I love the adoption agency I'm working with. I truly do. They are a bunch of big-hearted social workers who have been placing children for about one million years. They all have car seats and bibs and have offered the shelter of their very own homes and hearts when they couldn't find others who could. They are my people, and I am so glad to have chosen this path.
Each month there is a support group for anyone in the adoption constellation who wants to come: birth mothers, successful adoptive parents on their second or third go-round, adult adoptees, social workers, the people who run the local home for pregnant women who need a spot to stay until after they give bith and pull their lives togehter. Then there are those of us who are waiting. Waiting for our own story to tell.
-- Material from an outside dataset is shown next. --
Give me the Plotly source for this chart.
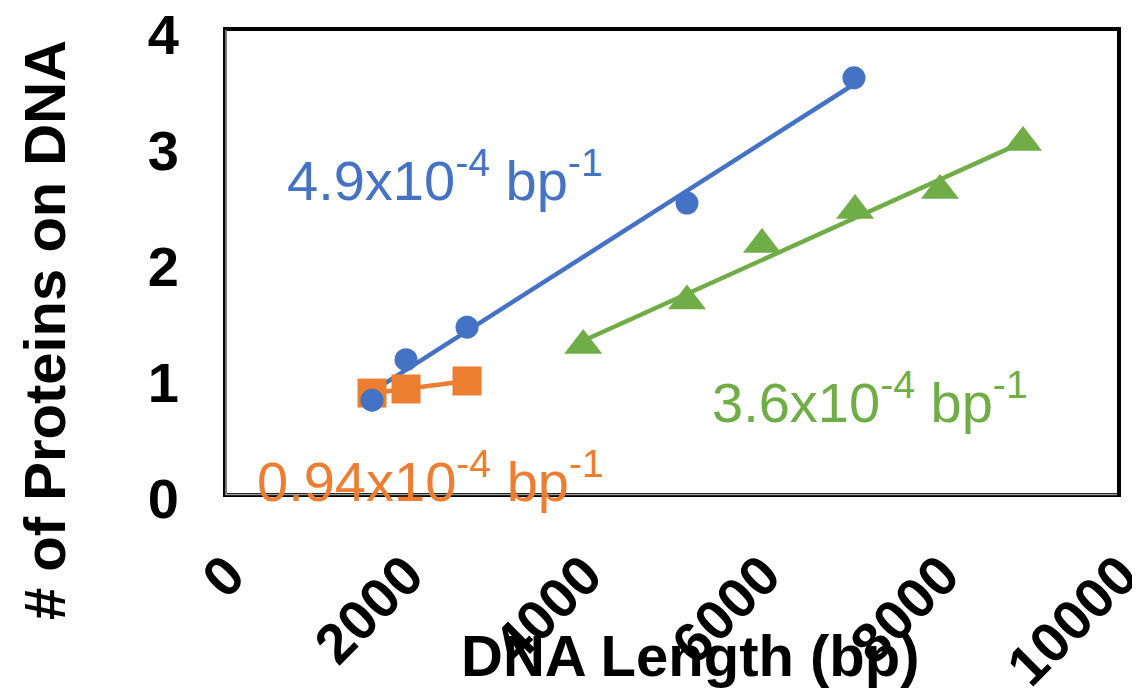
import numpy as np
import plotly.graph_objects as go

# ---- data ----
blue_x = [1635, 2016, 2699, 5162, 7032]
blue_y = [0.86, 1.21, 1.49, 2.56, 3.64]
orange_x = [1635, 2016, 2699]
orange_y = [0.922, 0.957, 1.026]
green_x = [4000, 5162, 6002, 7044, 7995, 8925]
green_y = [1.332, 1.716, 2.203, 2.496, 2.668, 3.082]

x_ticks = [0, 2000, 4000, 6000, 8000, 10000]
y_ticks = [0, 1, 2, 3, 4]

blue_label = "4.9x10<sup>-4</sup> bp<sup>-1</sup>"
green_label = "3.6x10<sup>-4</sup> bp<sup>-1</sup>"
orange_label = "0.94x10<sup>-4</sup> bp<sup>-1</sup>"

BLUE = "#4472C4"
ORANGE = "#ED7D31"
GREEN = "#70AD47"

OFF = 8  # default page body margin
W, H = 1140, 688
# plot-area edges in page pixels
PL, PR, PT, PB = 226, 1119, 36, 500
L, R, T, B = PL - OFF, PR - OFF, PT - OFF, PB - OFF


def px(xp):
    return (xp - OFF - L) / (R - L)


def py(yp):
    return (B - (yp - OFF)) / (B - T)


def trend(xs, ys):
    k, b = np.polyfit(xs, ys, 1)
    xx = np.array([min(xs), max(xs)])
    return xx, k * xx + b


fig = go.Figure()

for xs, ys, col in [(blue_x, blue_y, BLUE), (green_x, green_y, GREEN), (orange_x, orange_y, ORANGE)]:
    tx, ty = trend(xs, ys)
    fig.add_trace(go.Scatter(x=tx, y=ty, mode="lines", line=dict(color=col, width=4.5),
                             showlegend=False, hoverinfo="skip", cliponaxis=False))

fig.add_trace(go.Scatter(x=orange_x, y=orange_y, mode="markers", cliponaxis=False,
                         marker=dict(symbol="square", size=29, color=ORANGE), showlegend=False))
fig.add_trace(go.Scatter(x=blue_x, y=blue_y, mode="markers", cliponaxis=False,
                         marker=dict(symbol="circle", size=23, color=BLUE), showlegend=False))
fig.add_trace(go.Scatter(x=green_x, y=green_y, mode="markers", cliponaxis=False,
                         marker=dict(symbol="triangle-up", size=33, color=GREEN), showlegend=False))

# plot-area border (black with a grey inner line on left/bottom)
fig.add_shape(type="rect", xref="paper", yref="paper",
              x0=px(225), x1=px(1119), y0=py(495), y1=py(29),
              line=dict(color="black", width=4), layer="above")
fig.add_shape(type="line", xref="paper", yref="paper",
              x0=px(226), x1=px(226), y0=py(495), y1=py(30),
              line=dict(color="#A0A0A0", width=1.5), layer="above")
fig.add_shape(type="line", xref="paper", yref="paper",
              x0=px(225), x1=px(1117), y0=py(494.5), y1=py(494.5),
              line=dict(color="#A0A0A0", width=1.5), layer="above")

ann_font = "Liberation Sans, Arial, sans-serif"
fig.add_annotation(x=px(285), y=py(176), xref="paper", yref="paper", text=blue_label,
                   showarrow=False, xanchor="left", yanchor="middle",
                   font=dict(family=ann_font, size=56, color=BLUE))
fig.add_annotation(x=px(710), y=py(398), xref="paper", yref="paper", text=green_label,
                   showarrow=False, xanchor="left", yanchor="middle",
                   font=dict(family=ann_font, size=56, color=GREEN))
fig.add_annotation(x=px(255), y=py(477), xref="paper", yref="paper", text=orange_label,
                   showarrow=False, xanchor="left", yanchor="middle",
                   font=dict(family=ann_font, size=56, color=ORANGE))

# axis titles
fig.add_annotation(x=px(44), y=py(330), xref="paper", yref="paper",
                   text="<b># of Proteins on DNA</b>", textangle=-90, showarrow=False,
                   xanchor="center", yanchor="middle",
                   font=dict(family=ann_font, size=58, color="black"))
fig.add_annotation(x=px(690), y=py(655), xref="paper", yref="paper",
                   text="<b>DNA Length (bp)</b>", showarrow=False,
                   xanchor="center", yanchor="middle",
                   font=dict(family=ann_font, size=58, color="black"))

fig.update_layout(
    width=W, height=H,
    margin=dict(l=L, r=W - R, t=T, b=H - B, autoexpand=False),
    paper_bgcolor="white", plot_bgcolor="white",
    xaxis=dict(range=[0, 10000], tickvals=x_ticks, ticktext=[str(v) for v in x_ticks],
               tickangle=-45, showgrid=False, zeroline=False, showline=False, ticks="",
               automargin=False, ticklabeloverflow="allow",
               tickfont=dict(family=ann_font, size=56, color="black", weight="bold"),
               ticklabelstandoff=30, ticklabelshift=2),
    yaxis=dict(range=[0, 4], tickvals=y_ticks, ticktext=[str(v) for v in y_ticks],
               showgrid=False, zeroline=False, showline=False, ticks="",
               automargin=False, ticklabeloverflow="allow",
               tickfont=dict(family=ann_font, size=56, color="black", weight="bold"),
               ticklabelstandoff=46, ticklabelshift=-2),
)

fig.write_html("out.html")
I've completed my training with the agency for my infant adoption, and am almost through with the fost-adopt series in case an older child comes my way. In the time I've been going to the workshops, I've made connections with people who are going the same way. One couple and I are on the same track, the same timeline. They have no children yet either, and are waiting for their first call.
The other people in the group shared their stories of meetings with birth moms going horribly wrong or spectacularly right. Two birth grandmothers who came spoke words of truth and wisdom and wishing. One adoptee read poems her birth mother wrote about her, before the suicide. A young, beautiful birth mother told of her Christmas lonliness with nothing but her big belly, carton of milk and box of cereal.
The couple and I just sat back and listened. We had no story, no words of wisdom or encouragement for these people experiencing such amazing emotional and psychohistorical trajectories. We are on the cusp of our own stories, which can begin in tomorrow's wee hours with a phone call to get to the hospital to pick up the baby, quick -- or after a series of dates and deliberations with birthmothers over a year or two. We don't know, and there is no way to plan.
As we hugged goodbye and made plans for lunch this weekend, I realized that sometimes if you are on the outside togehter, you have your own circle.